• Aim:
Copy each line of the entries that contains the word "diagram".

• Material for this task:
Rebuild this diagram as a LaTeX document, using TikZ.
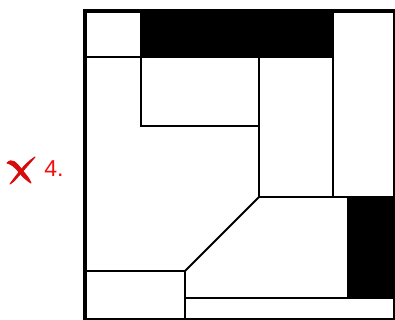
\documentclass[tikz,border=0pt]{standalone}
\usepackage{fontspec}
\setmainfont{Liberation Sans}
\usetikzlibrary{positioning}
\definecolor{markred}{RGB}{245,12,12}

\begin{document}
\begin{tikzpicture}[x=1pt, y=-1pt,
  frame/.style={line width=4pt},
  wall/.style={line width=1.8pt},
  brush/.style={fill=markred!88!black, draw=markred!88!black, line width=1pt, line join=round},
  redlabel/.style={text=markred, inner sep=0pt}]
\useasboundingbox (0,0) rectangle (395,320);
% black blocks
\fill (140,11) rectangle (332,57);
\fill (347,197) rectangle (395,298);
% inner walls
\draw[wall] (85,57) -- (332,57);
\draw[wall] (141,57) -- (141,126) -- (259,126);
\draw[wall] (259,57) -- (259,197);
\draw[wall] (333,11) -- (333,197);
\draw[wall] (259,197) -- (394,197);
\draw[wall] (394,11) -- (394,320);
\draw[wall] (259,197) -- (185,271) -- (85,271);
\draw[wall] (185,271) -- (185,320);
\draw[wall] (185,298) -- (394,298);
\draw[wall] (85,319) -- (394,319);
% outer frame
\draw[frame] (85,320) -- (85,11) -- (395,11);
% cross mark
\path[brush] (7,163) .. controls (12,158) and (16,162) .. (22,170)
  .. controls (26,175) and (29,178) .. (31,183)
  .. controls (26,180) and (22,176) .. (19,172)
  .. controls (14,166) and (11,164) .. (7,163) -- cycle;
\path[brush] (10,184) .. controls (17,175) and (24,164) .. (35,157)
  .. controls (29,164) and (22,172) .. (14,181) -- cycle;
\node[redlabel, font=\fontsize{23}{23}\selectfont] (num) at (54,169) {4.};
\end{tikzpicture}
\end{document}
---
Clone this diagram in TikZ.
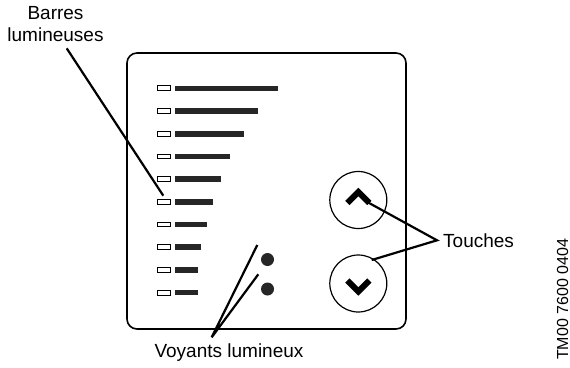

• Expected output:
Rebuild this diagram as a LaTeX document, using TikZ.
Clone this diagram in TikZ.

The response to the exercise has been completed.